A few details about the forthcoming collaboration between Molly and me.
“The Zen of CSS Design” was officially announced over a week ago at WE04 in Sydney. I expected that word would leak, so a quick mention on my Update got the message out to everyone else. Molly made mention of it as well, and filled in a few details in her comments.
But we haven’t spent much time talking about the book yet, and now that I’m back (good to be home) and with connection (which I didn’t miss nearly as much as I thought I would) I figure it’s a good time to share what the book is, and isn’t.
Those who caught the Keynote in Sydney (slides available) caught a preview, but only of the first 30 or 40 pages. Both were written concurrently, and the first chapter covers the same major points that were touched on in the keynote — the early web and slow adoption of CSS, the inspiration and building of the Zen Garden, what the site teaches, and what the site has taught me.
But this is just the first chapter; we weren’t going to spend the whole book talking about something I did a year and a half ago obviously, so what we did was take 36 designs from the Zen Garden and pull out core concepts demonstrated in each. The concepts are roughly grouped into 6 chapters focusing on major design and CSS issues: Design, Layout, Imagery, Typography, Special Effects, and ?. (The last chapter is still undergoing some refinement, so I’ll hold off on talking about it for now.)

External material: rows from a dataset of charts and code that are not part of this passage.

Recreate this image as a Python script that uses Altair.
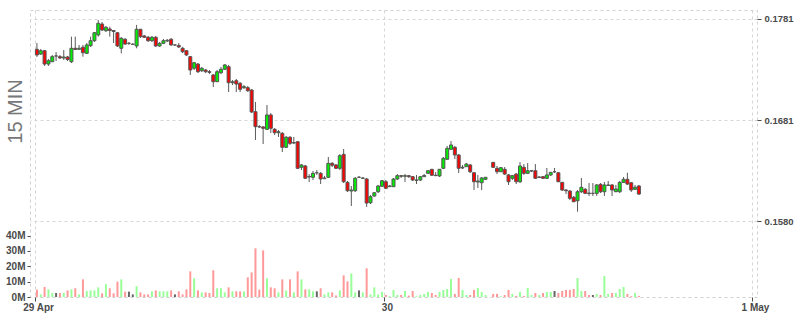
import altair as alt
import pandas as pd

# ---- data (15-minute candles, 29-30 Apr) ----
start = "2024-04-29 01:15"
opens = [0.17505,0.17458,0.17491,0.17359,0.17382,0.17439,0.17432,0.17419,0.17429,0.17382,
0.17515,0.17505,0.17525,0.17465,0.17541,0.17590,0.17647,0.17755,0.17689,0.17706,
0.17691,0.17669,0.17515,0.17604,0.17564,0.17554,0.17538,0.17703,0.17637,0.17624,
0.17590,0.17624,0.17538,0.17564,0.17587,0.17604,0.17548,0.17543,0.17515,0.17491,
0.17432,0.17317,0.17359,0.17293,0.17300,0.17283,0.17251,0.17184,0.17273,0.17307,
0.17333,0.17174,0.17194,0.17168,0.17125,0.17125,0.17102,0.16887,0.16739,0.16736,
0.16713,0.16855,0.16713,0.16679,0.16673,0.16535,0.16634,0.16577,0.16590,0.16337,
0.16350,0.16241,0.16238,0.16283,0.16277,0.16224,0.16238,0.16376,0.16360,0.16327,
0.16465,0.16188,0.16102,0.16105,0.16238,0.16228,0.16221,0.15986,0.16053,0.16095,
0.16149,0.16194,0.16145,0.16145,0.16221,0.16254,0.16248,0.16254,0.16244,0.16208,
0.16211,0.16244,0.16277,0.16317,0.16258,0.16251,0.16327,0.16416,0.16515,0.16535,
0.16459,0.16330,0.16343,0.16360,0.16283,0.16191,0.16184,0.16218,None,0.16386,
0.16327,0.16293,0.16317,0.16261,0.16228,0.16270,0.16194,0.16337,0.16277,0.16300,
0.16303,0.16236,0.16244,0.16228,0.16261,0.16293,0.16283,0.16188,0.16112,0.16102,
0.16040,0.16006,0.16095,0.16119,0.16082,0.16079,0.16079,0.16168,0.16095,0.16157,
0.16162,0.16095,0.16095,0.16188,0.16218,0.16184,0.16119,0.16152]
closes = [0.17449,0.17491,0.17359,0.17392,0.17432,0.17439,0.17419,0.17429,0.17404,0.17515,
0.17503,0.17515,0.17471,0.17548,0.17590,0.17669,0.17762,0.17696,0.17723,0.17691,
0.17681,0.17538,0.17614,0.17557,0.17564,0.17554,0.17703,0.17630,0.17624,0.17590,
0.17624,0.17538,0.17564,0.17590,0.17594,0.17548,0.17548,0.17528,0.17481,0.17449,
0.17300,0.17372,0.17283,0.17317,0.17283,0.17277,0.17184,0.17283,0.17307,0.17350,
0.17174,0.17184,0.17161,0.17109,0.17135,0.17095,0.16884,0.16739,0.16736,0.16723,
0.16855,0.16723,0.16679,0.16689,0.16535,0.16634,0.16574,0.16582,0.16327,0.16360,
0.16228,0.16246,0.16277,0.16283,0.16221,0.16231,0.16376,0.16357,0.16327,0.16452,
0.16194,0.16105,0.16112,0.16228,0.16238,0.16231,0.15983,0.16046,0.16085,0.16152,
0.16204,0.16129,0.16152,0.16221,0.16254,0.16248,0.16254,0.16244,0.16211,0.16211,
0.16244,0.16256,0.16303,0.16258,0.16254,0.16317,0.16426,0.16525,0.16558,0.16459,
0.16327,0.16337,0.16369,0.16293,0.16194,0.16201,0.16231,0.16238,None,0.16337,
0.16293,0.16333,0.16270,0.16194,0.16254,0.16194,0.16350,0.16277,0.16303,0.16303,
0.16228,0.16241,0.16228,0.16261,0.16287,0.16293,0.16194,0.16112,0.16105,0.16030,
0.15996,0.16095,0.16139,0.16079,0.16077,0.16079,0.16162,0.16095,0.16162,0.16162,
0.16112,0.16122,0.16188,0.16218,0.16171,0.16112,0.16139,0.16072]
highs = [0.17567,0.17508,0.17498,0.17409,0.17449,0.17478,0.17449,0.17498,0.17439,0.17630,
0.17630,0.17548,0.17548,0.17567,0.17630,0.17676,0.17795,0.17775,0.17736,0.17729,
0.17696,0.17676,0.17627,0.17617,0.17577,0.17567,0.17746,0.17706,0.17647,0.17637,
0.17637,0.17637,0.17577,0.17607,0.17607,0.17617,0.17557,0.17567,0.17528,0.17498,
0.17439,0.17379,0.17369,0.17330,0.17310,0.17300,0.17260,0.17300,0.17330,0.17359,
0.17350,0.17201,0.17211,0.17181,0.17152,0.17142,0.17112,0.16983,0.16756,0.16746,
0.16954,0.16874,0.16726,0.16706,0.16686,0.16647,0.16647,0.16637,0.16597,0.16369,
0.16360,0.16270,0.16300,0.16310,0.16290,0.16251,0.16439,0.16389,0.16369,0.16468,
0.16518,0.16201,0.16152,0.16241,0.16251,0.16241,0.16231,0.16063,0.16092,0.16162,
0.16211,0.16211,0.16162,0.16231,0.16270,0.16261,0.16270,0.16261,0.16251,0.16261,
0.16251,0.16270,0.16310,0.16320,0.16290,0.16320,0.16439,0.16548,0.16597,0.16548,
0.16468,0.16360,0.16379,0.16369,0.16290,0.16261,0.16241,0.16241,None,0.16389,
0.16350,0.16340,0.16340,0.16270,0.16261,0.16280,0.16389,0.16369,0.16379,0.16310,
0.16369,0.16251,0.16251,0.16330,0.16290,0.16330,0.16290,0.16191,0.16122,0.16112,
0.16053,0.16112,0.16231,0.16132,0.16181,0.16181,0.16171,0.16181,0.16191,0.16201,
0.16171,0.16162,0.16201,0.16241,0.16283,0.16191,0.16162,0.16162]
lows = [0.17429,0.17449,0.17340,0.17340,0.17379,0.17389,0.17409,0.17399,0.17389,0.17369,
0.17498,0.17498,0.17432,0.17458,0.17528,0.17577,0.17630,0.17686,0.17676,0.17630,
0.17567,0.17528,0.17465,0.17548,0.17548,0.17548,0.17515,0.17617,0.17617,0.17577,
0.17577,0.17528,0.17528,0.17557,0.17577,0.17538,0.17538,0.17518,0.17468,0.17439,
0.17251,0.17300,0.17270,0.17280,0.17270,0.17260,0.17132,0.17181,0.17260,0.17300,
0.17082,0.17152,0.17082,0.17082,0.17112,0.17082,0.16874,0.16607,0.16726,0.16567,
0.16706,0.16676,0.16657,0.16637,0.16488,0.16528,0.16558,0.16567,0.16320,0.16310,
0.16221,0.16191,0.16211,0.16261,0.16171,0.16221,0.16231,0.16340,0.16320,0.16310,
0.16181,0.16092,0.15954,0.16092,0.16231,0.16221,0.15944,0.15973,0.16043,0.16082,
0.16142,0.16122,0.16142,0.16142,0.16211,0.16231,0.16191,0.16231,0.16201,0.16171,
0.16201,0.16241,0.16270,0.16251,0.16251,0.16241,0.16320,0.16409,0.16508,0.16419,
0.16280,0.16320,0.16340,0.16280,0.16112,0.16132,0.16112,0.16211,None,0.16330,
0.16270,0.16290,0.16261,0.16162,0.16211,0.16171,0.16181,0.16261,0.16270,0.16290,
0.16221,0.16231,0.16221,0.16221,0.16251,0.16280,0.16191,0.16102,0.16072,0.16013,
0.15993,0.15897,0.16082,0.16072,0.16053,0.16053,0.16053,0.16082,0.16053,0.16152,
0.16053,0.16092,0.16082,0.16181,0.16162,0.16092,0.16112,0.16063]
volumes_m = [4.8,1.7,6.5,5.0,2.6,2.6,2.6,2.6,4.3,5.0,
5.7,1.7,11.5,3.9,4.3,4.3,6.3,2.4,8.3,5.7,
2.4,10.0,11.5,3.5,3.5,1.7,7.0,3.0,1.7,1.7,
3.7,4.3,3.7,3.7,3.7,4.3,1.7,3.7,1.7,5.0,
16.7,12.2,4.3,3.0,3.0,2.6,17.4,5.7,5.7,3.0,
6.3,3.7,3.7,3.7,3.7,12.8,16.0,31.7,4.8,30.4,
12.2,6.3,5.7,3.0,11.5,4.3,11.5,3.0,16.7,11.5,
5.0,5.0,3.7,3.7,5.7,1.7,3.0,3.0,1.0,4.3,
14.1,10.2,15.4,3.0,4.3,3.0,18.7,1.7,6.3,1.7,
3.3,1.3,0.5,4.6,1.3,1.3,3.9,0.9,3.9,0.5,
1.3,2.0,3.3,2.6,1.3,3.3,4.6,5.2,11.7,2.0,
12.4,4.6,1.3,1.3,4.6,5.9,3.3,1.3,None,2.0,
2.0,0.5,1.3,4.6,2.0,0.7,3.3,0.7,5.9,1.3,
2.6,1.3,2.6,3.3,3.3,3.9,2.6,3.9,4.6,4.6,
5.2,12.4,3.9,3.9,1.3,1.3,2.0,1.3,13.7,2.0,
2.6,2.6,5.2,6.5,2.0,0.5,2.6,0.7]

x_ticks = [75, 1440, 2880]            # minutes since 29 Apr 00:00
x_domain = [75, 2880]
price_ticks = [0.15805, 0.16805, 0.17805]
price_domain = [0.15053, 0.17894]
vol_ticks = [0, 10, 20, 30, 40]
vol_domain = [0, 187]

# ---- table ----
times = pd.date_range(start, periods=len(opens), freq="15min")
day0 = pd.Timestamp("2024-04-29 00:00")
rows = []
for t, o, h, l, c, v in zip(times, opens, highs, lows, closes, volumes_m):
    if o is None:
        continue
    mid = (t - day0).total_seconds() / 60 + 7.5
    d = "up" if c > o else ("down" if c < o else "flat")
    rows.append(dict(t=mid, open=o, high=h, low=l, close=c, vol=v, dir=d))
df = pd.DataFrame(rows)

LBL = "#4a4a4a"
FONT = "Liberation Sans"

x_scale = alt.Scale(domain=x_domain, nice=False, zero=False)
x_axis = alt.Axis(values=x_ticks, title=None, grid=True, gridDash=[3, 3], gridColor="#d6d6d6",
                  domain=False, tickSize=4, tickColor=LBL, labelColor=LBL, labelFont=FONT,
                  labelFontWeight="bold", labelFontSize=10, labelOffset=3, labelPadding=1,
                  labelOverlap=False, labelFlush=False,
                  labelExpr="datum.value < 800 ? '29 Apr' : (datum.value < 2000 ? '30' : '1 May')")

p_scale = alt.Scale(domain=price_domain, nice=False, zero=False)
p_axis = alt.Axis(orient="right", values=price_ticks, title=None, grid=True, gridDash=[3, 3],
                  gridColor="#d6d6d6", domain=False, tickSize=4, tickColor=LBL, labelColor=LBL,
                  labelFont=FONT, labelFontWeight="bold", labelFontSize=9.5, labelPadding=3,
                  labelExpr="datum.value < 0.163 ? '0.1580' : (datum.value < 0.173 ? '0.1681' : '0.1781')")

v_scale = alt.Scale(domain=vol_domain, nice=False, zero=True)
v_axis = alt.Axis(orient="left", values=vol_ticks, grid=False, domain=False, tickSize=3,
                  tickColor=LBL, labelColor=LBL, labelFont=FONT, labelFontWeight="bold",
                  labelFontSize=10, labelPadding=2, labelExpr="datum.value + 'M'",
                  title="15 MIN", titleX=-15, titleY=101, titleAngle=270, titleAlign="center",
                  titleBaseline="middle", titleFont=FONT, titleFontSize=20,
                  titleFontWeight="normal", titleColor="#777777")

base = alt.Chart(df)

vol = base.mark_bar(size=2).encode(
    x=alt.X("t:Q", scale=x_scale, axis=x_axis),
    y=alt.Y("vol:Q", scale=v_scale, axis=v_axis),
    color=alt.Color("dir:N", scale=alt.Scale(domain=["up", "down", "flat"],
                                             range=["#99ff99", "#ff9999", "#666666"]), legend=None),
)

wick = base.mark_rule(color="#5a5a5a", strokeWidth=1).encode(
    x=alt.X("t:Q", scale=x_scale, axis=x_axis),
    y=alt.Y("low:Q", scale=p_scale, axis=p_axis),
    y2="high:Q",
)

body = base.mark_bar(size=3, stroke="#555555", strokeWidth=1).encode(
    x=alt.X("t:Q", scale=x_scale, axis=x_axis),
    y=alt.Y("open:Q", scale=p_scale, axis=p_axis),
    y2="close:Q",
    fill=alt.Fill("dir:N", scale=alt.Scale(domain=["up", "down", "flat"],
                                           range=["#00ee00", "#ff0000", "#888888"]), legend=None),
)

price = alt.layer(wick, body)

chart = alt.layer(vol, price).resolve_scale(y="independent").properties(
    width=727, height=287,
    padding={"left": 30, "top": 10, "right": 43, "bottom": 18},
    autosize="none",
    background="white",
).configure_view(stroke="#d0d0d0", strokeDash=[3, 3])

chart.save("out.html", embed_options={"renderer": "svg", "actions": False})
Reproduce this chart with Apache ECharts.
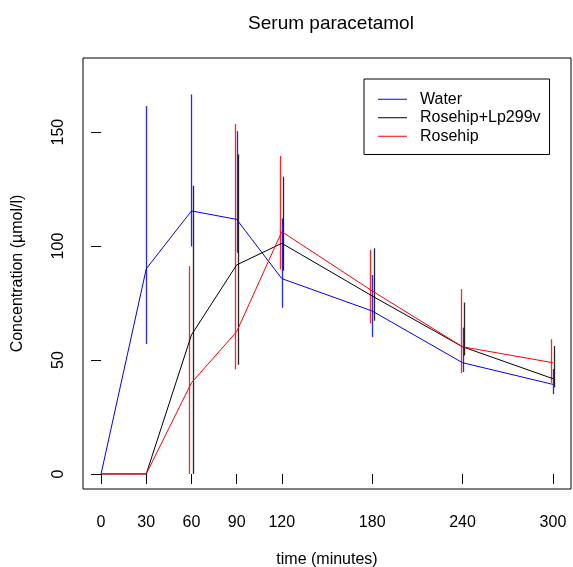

The focus is about using CSS as a design tool. Some chapters are even largely code-free, for that matter. This is a web design book first and foremost, and a CSS book second. We’re not writing an in-depth tech manual — Eric has already written a great one. That means that if you’re expecting an advanced CSS book, this probably isn’t the one for you. Most readers of this site will find familiar material, although Molly and I are both writing everything from scratch. Some concepts are new, and will hopefully prove beneficial to even the most experienced — I’m particularly fond of some of the typography segments, myself.
Where did all this come from? By way of explanation, here’s a story. I started out doing web design because of one particular book I picked up sometime in the late 90’s. I was doing a bunch of programming at the time, but I found I liked building the graphics for the programs more than writing the code. That book showed me a great way to combine the two practices, while focusing more on the visuals. The author of the book was, you guessed it, Molly E. Holzschlag.
She was the one that got me started with all of this, and late last year we thought it would be really cool to collaborate on a book. The ideas we had at the time didn’t mesh (though who knows what will happen to them later). Things were put on hold until sometime in April. After returning from a publishing industry conference, it was obvious to Molly that a book about the Zen Garden was a hot idea. We decided to go for it, we submitted a proposal for something completely different than what we were originally thinking, and 5 months later here we are.
There are still a few months until it ships, and you can expect to hear even less out of me over the next while as we finish up. We’re more than half way done at this point, so it’s been tough to keep so quiet about it since June. Shaun Inman has been doing an excellent job as our technical editor, and a big thanks to all the designers we’ve tapped into for keeping things under wraps.